Wednesday, January 21, 2009

MY NEXT AMBITIOUS UNDERTAKING...FOUR YEARS IN THE WU: 1993-1996

Little did anyone know when "Protect Ya Neck" dropped on May 3rd, 1993 from an unknown crew of nine dudes from Staten Island that the world of hip hop would never be the same. When the Wu-Tang Clan broke, it was like a tidal wave. I remember the first time I saw the video to "M.E.T.H.O.D. Man" on BET thinking, "These dudes are raw." I was hooked. I went to the local CD and tapes store (who I now work for) and asked the guy wandering the floor for this cassette almost cringing when I said it thinking that I was getting it wrong. "I'm looking for Wu Tang or Tong or Wu Shang. I don't know. Something like Wu Klan. Not sure." We looked for almost fifteen minutes only to find that it wasn't yet out. They didn't even have distribution yet. For about a month or so, that piano loop was echoing in my brain. I couldn't shake it. Duh-duh-duh-dang! Duh-duh-duh-dang!
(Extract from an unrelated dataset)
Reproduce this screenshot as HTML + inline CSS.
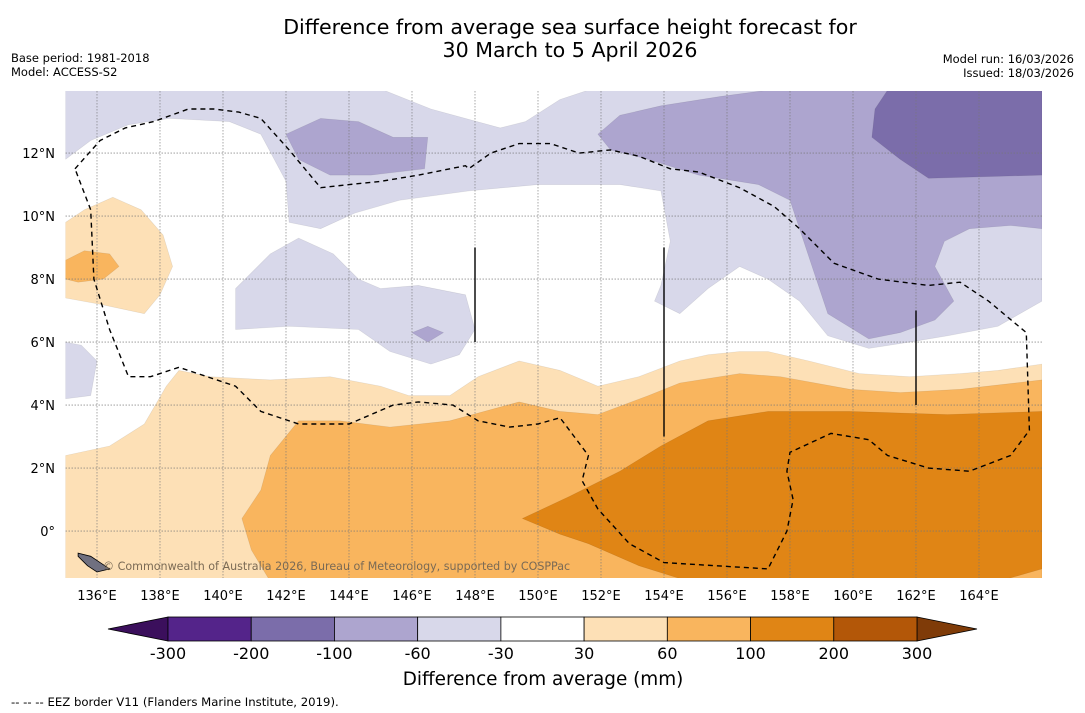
<!DOCTYPE html>
<html><head><meta charset="utf-8"><style>
body{margin:0;background:#fff;width:1085px;height:713px;overflow:hidden;font-family:"Liberation Sans","DejaVu Sans",sans-serif}
svg{position:absolute;left:0;top:0}
</style></head><body>
<svg id="chart" width="1085" height="713" font-family="DejaVu Sans, Liberation Sans, sans-serif">
<text x="570" y="34" text-anchor="middle" font-size="20.6">Difference from average sea surface height forecast for</text>
<text x="570" y="57" text-anchor="middle" font-size="20.6">30 March to 5 April 2026</text>
<text x="11" y="62" font-size="11.5">Base period: 1981-2018</text>
<text x="11" y="76" font-size="11.5">Model: ACCESS-S2</text>
<text x="1074" y="63" font-size="11.5" text-anchor="end">Model run: 16/03/2026</text>
<text x="1074" y="77" font-size="11.5" text-anchor="end">Issued: 18/03/2026</text>
<g id="map"></g>
<g id="cbar"></g>
<text x="543" y="685" text-anchor="middle" font-size="18.4">Difference from average (mm)</text>
<text x="11" y="706" font-size="11.7">--  --  -- EEZ border V11 (Flanders Marine Institute, 2019).</text>
</svg>
<script>
const lonTicks=[136,138,140,142,144,146,148,150,152,154,156,158,160,162,164];
const latTicks=[0,2,4,6,8,10,12];
const cbarLevels=["-300","-200","-100","-60","-30","30","60","100","200","300"];
const cbarColors=["#54248a","#7b6daa","#ada5cf","#d8d8ea","#ffffff","#fde0b6","#f9b55e","#e08515","#b35708"];
const lowColor="#3b0f5c", highColor="#7f3b08";
// contour regions [lon,lat]
const lightPurple1=[[135,14],[145.1,14],[146.6,13.4],[148.8,12.8],[149.6,13],[150.7,13.7],[151.6,14],[166,14],[166,7.3],[164.6,6.5],[163,6.2],[161.8,6],[160.5,5.8],[159.2,6.2],[158.3,7.3],[157.3,8],[156.4,8.4],[155.4,7.7],[154.5,6.9],[153.7,7.3],[153.9,7.8],[154.2,9.2],[153.9,10.8],[152.6,11],[150,11],[147.8,10.8],[145.6,10.5],[144.2,10.1],[143.1,9.6],[142.1,9.8],[142,11.1],[141.2,12.6],[140.2,13],[138.3,13.1],[137,12.9],[135.8,12.4],[135,11.8]];
const lightPurple2=[[135,6],[135.5,5.9],[136,5.4],[135.8,4.3],[135,4.2]];
const lightPurple3=[[140.4,7.7],[141.5,8.8],[142.4,9.3],[143.5,8.8],[144.3,8],[145,7.7],[146.2,7.8],[147.7,7.5],[148,6.4],[147.5,5.6],[146.6,5.3],[145.3,5.7],[144.3,6.4],[142.1,6.5],[140.4,6.4]];
const midPurple1=[[157.3,14],[166,14],[166,9.6],[165,9.7],[163.7,9.6],[162.9,9.2],[162.6,8.4],[163.2,7.3],[162.6,6.7],[161.5,6.3],[160.5,6.1],[159.2,6.9],[158.8,8.1],[158.3,9.6],[158,10.5],[157,11],[155.1,11.3],[153.5,11.8],[152.3,12.1],[151.9,12.6],[152.6,13.2],[153.9,13.5],[155.8,13.8]];
const midPurple2=[[142,12.6],[143.1,13.1],[144.3,13],[145.4,12.5],[146.5,12.5],[146.4,11.5],[144.7,11.3],[143.4,11.3],[142.4,11.8]];
const midPurple3=[[146,6.3],[146.5,6.5],[147,6.3],[146.5,6.0]];
const darkPurple=[[161.1,14],[166,14],[166,11.3],[162.4,11.2],[161.5,11.8],[160.6,12.5],[160.7,13.4]];
const lightOrange1=[[135,9.8],[135.6,10.2],[136.5,10.6],[137.4,10.2],[138.1,9.4],[138.4,8.4],[138,7.5],[137.5,6.9],[136.1,7.2],[135,7.4]];
const midOrange1=[[135,8.6],[135.6,8.9],[136.4,8.8],[136.7,8.4],[136.2,8],[135.4,7.9],[135,8]];
const lightOrange2=[[135,2.4],[136.4,2.7],[137.5,3.4],[138.2,4.6],[138.6,5.1],[139.6,4.9],[141.5,4.8],[143.4,4.9],[145,4.6],[145.9,4.3],[147.2,4.3],[148.1,4.9],[149.4,5.4],[150.7,5.1],[151.9,4.6],[153.2,4.9],[154.5,5.4],[155.4,5.6],[156.4,5.7],[157.3,5.7],[158.6,5.4],[160.2,5],[161.8,4.9],[163.4,5],[164.6,5.1],[166,5.3],[166,-1.6],[135,-1.6]];
const midOrange2=[[140.6,0.4],[141.2,1.3],[141.5,2.4],[142.4,3.5],[143.7,3.5],[145.3,3.3],[147.2,3.5],[149.4,4.1],[150.7,3.8],[151.9,3.7],[153.5,4.3],[154.5,4.7],[156.4,5],[157.7,4.9],[159.9,4.5],[161.5,4.4],[163.4,4.5],[166,4.8],[166,-1.6],[141.5,-1.6],[140.9,-0.6]];
const darkOrange=[[149.5,0.4],[151,1.1],[152.6,1.9],[153.9,2.7],[155.4,3.5],[157.3,3.8],[159.9,3.8],[163,3.7],[166,3.8],[166,-1.2],[164.6,-1.6],[154.8,-1.6],[153.2,-1.1],[151.6,-0.4],[150.7,-0.1]];
const eez=[[135.3,11.5],[136.1,12.4],[136.9,12.8],[137.8,13],[138.9,13.4],[139.7,13.4],[140.5,13.3],[141.2,13.1],[142.1,12.1],[143.1,10.9],[144,11],[145,11.1],[146.2,11.3],[147.7,11.6],[147.8,11.5],[148.5,12],[149.4,12.3],[150.4,12.3],[151.3,12],[152.3,12.1],[153.2,11.9],[154.2,11.5],[155.1,11.4],[156.4,10.9],[157.5,10.3],[158.3,9.6],[159.4,8.5],[160.8,8],[162.4,7.8],[163.4,7.9],[164.3,7.3],[165.5,6.3],[165.6,3.2],[165,2.4],[163.7,1.9],[162.4,2],[161.1,2.4],[160.5,2.9],[159.3,3.1],[158,2.5],[157.9,1.9],[158.1,1],[157.9,0],[157.3,-1.2],[154,-1],[152.9,-0.4],[151.9,0.7],[151.4,1.6],[151.6,2.4],[151,3.2],[150.7,3.6],[150,3.4],[149.1,3.3],[148.1,3.5],[147.3,4],[146.2,4.1],[145.4,4],[144,3.4],[142.4,3.4],[141.2,3.8],[140.4,4.6],[138.6,5.2],[137.7,4.9],[137,4.9],[136.4,6.4],[135.9,8],[135.8,10.2],[135.3,11.5]];
const eezVerticals=[[148,9,6],[154,9,3],[162,7,4]];

const NS="http://www.w3.org/2000/svg";
const X0=65.5,Y0=91,X1=1042,Y1=578;
const LON0=135,LON1=166,LAT0=-1.49,LAT1=13.97;
const X=lon=>X0+(lon-LON0)/(LON1-LON0)*(X1-X0);
const Y=lat=>Y1-(lat-LAT0)/(LAT1-LAT0)*(Y1-Y0);
function mk(tag,attrs,parent){const e=document.createElementNS(NS,tag);for(const k in attrs)e.setAttribute(k,attrs[k]);parent.appendChild(e);return e;}
const map=document.getElementById('map');
const defs=mk('defs',{},map);
const cp=mk('clipPath',{id:'clip'},defs);
mk('rect',{x:X0,y:Y0,width:X1-X0,height:Y1-Y0},cp);
const bg=mk('rect',{x:X0,y:Y0,width:X1-X0,height:Y1-Y0,fill:'#fff'},map);


const g=mk('g',{'clip-path':'url(#clip)'},map);
const pts=a=>a.map(p=>X(p[0]).toFixed(1)+','+Y(p[1]).toFixed(1)).join(' ');
const regions=[[lightPurple1,cbarColors[3],'contour-minus60-minus30-north'],[lightPurple2,cbarColors[3],'contour-minus60-minus30-west'],[lightPurple3,cbarColors[3],'contour-minus60-minus30-central'],[midPurple1,cbarColors[2],'contour-minus100-minus60-east'],[midPurple2,cbarColors[2],'contour-minus100-minus60-north'],[midPurple3,cbarColors[2],'contour-minus100-minus60-small'],[darkPurple,cbarColors[1],'contour-minus200-minus100'],[lightOrange1,cbarColors[5],'contour-30-60-west'],[midOrange1,cbarColors[6],'contour-60-100-west'],[lightOrange2,cbarColors[5],'contour-30-60-south'],[midOrange2,cbarColors[6],'contour-60-100-south'],[darkOrange,cbarColors[7],'contour-100-200']];
regions.forEach(r=>{const p=mk('polygon',{points:pts(r[0]),fill:r[1],stroke:'#00000018','stroke-width':0.6},g);

});
lonTicks.forEach(l=>{const ln=mk('line',{x1:X(l),x2:X(l),y1:Y0,y2:Y1,stroke:'#777','stroke-width':0.8,'stroke-dasharray':'1.5,1.5','stroke-opacity':0.8},g);


const t=mk('text',{x:X(l),y:600,'text-anchor':'middle','font-size':13},map);t.textContent=l+'°E';

});
latTicks.forEach(l=>{const ln=mk('line',{x1:X0,x2:X1,y1:Y(l),y2:Y(l),stroke:'#777','stroke-width':0.8,'stroke-dasharray':'1.5,1.5','stroke-opacity':0.8},g);


const t=mk('text',{x:55,y:Y(l)+5,'text-anchor':'end','font-size':13},map);t.textContent=l===0?'0°':l+'°N';

});
const e=mk('polyline',{points:pts(eez),fill:'none',stroke:'#000','stroke-width':1.4,'stroke-dasharray':'5,4'},g);


eezVerticals.forEach(v=>{const l=mk('line',{x1:X(v[0]),x2:X(v[0]),y1:Y(v[1]),y2:Y(v[2]),stroke:'#000','stroke-width':1.4},g);

});
const isl=mk('polygon',{points:pts([[135.4,-0.7],[135.8,-0.8],[136.1,-1],[136.4,-1.2],[136,-1.3],[135.7,-1.1],[135.4,-0.8]]),fill:'#707080',stroke:'#000','stroke-width':0.8},g);


const cr=mk('text',{x:103,y:570,'font-size':11.1,fill:'#7a6a55'},map);cr.textContent='© Commonwealth of Australia 2026, Bureau of Meteorology, supported by COSPPac';


// colorbar
const cb=document.getElementById('cbar');
const cx0=168,cx1=917,cy=617,ch=24,n=cbarColors.length,w=(cx1-cx0)/n;
const lt=mk('polygon',{points:`${cx0},${cy} 108,${cy+ch/2} ${cx0},${cy+ch}`,fill:lowColor,stroke:'#000','stroke-width':0.8},cb);


const rt=mk('polygon',{points:`${cx1},${cy} 977,${cy+ch/2} ${cx1},${cy+ch}`,fill:highColor,stroke:'#000','stroke-width':0.8},cb);


cbarColors.forEach((c,i)=>{const r=mk('rect',{x:cx0+i*w,y:cy,width:w,height:ch,fill:c,stroke:'#000','stroke-width':0.8},cb);

});
cbarLevels.forEach((s,i)=>{const t=mk('text',{x:cx0+i*w,y:659,'text-anchor':'middle','font-size':16},cb);t.textContent=s;

});
</script>
</body></html>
I dropped back by probably three other times and kept walking to the section of W's and lo and behold, there it was. Copped it on cassette. Blew my mind. Those beats. Those piano loops. Ol' Dirty Bastard. RZA. Method Man. The first time through, it truly felt like I was the only cat in Lubbock who was hearing it. I felt like I was the only cat in the nation who had this recording. I was open and things would never be the same for me. Now, over fifteen years later, here I sit. Gotta job. A college education. Things have changed. There's very few opportunities in a happy marriage to blast Wu Tang around the house. It's just the way it is. Well, I thought, with my lovely wife going out this weekend on some training, it'd be a perfect time for me to revisit those records. When I say "those records," I'm referring to the years of 1993-1996. Undoubtedly the nastiest, funkiest, hardest years of the Wu Tang Clan. After the debut album dropped, like tentacles of the same monstrous beast, all these solo albums started poppin' up. Like a collector, I hunted them all down. They almost came too fast. GZA had one, then Dirty, then Raekwon. For a kid with no job and only lunch money, you could hardly keep up. Those early records are absolute insanity. So I'm compiling the best from that era for you, The Root Down readers/listeners so you can experience it with me one more time. Before the acting gigs, the affiliates, the shampoo, before Wu Wear started poppin' up at TJ Maxx, before Ghostface jumped ship and never looked back, before the film scores and Tarantino...before all of that, there was 1993-1996 Wu Tang. Prepare yourself.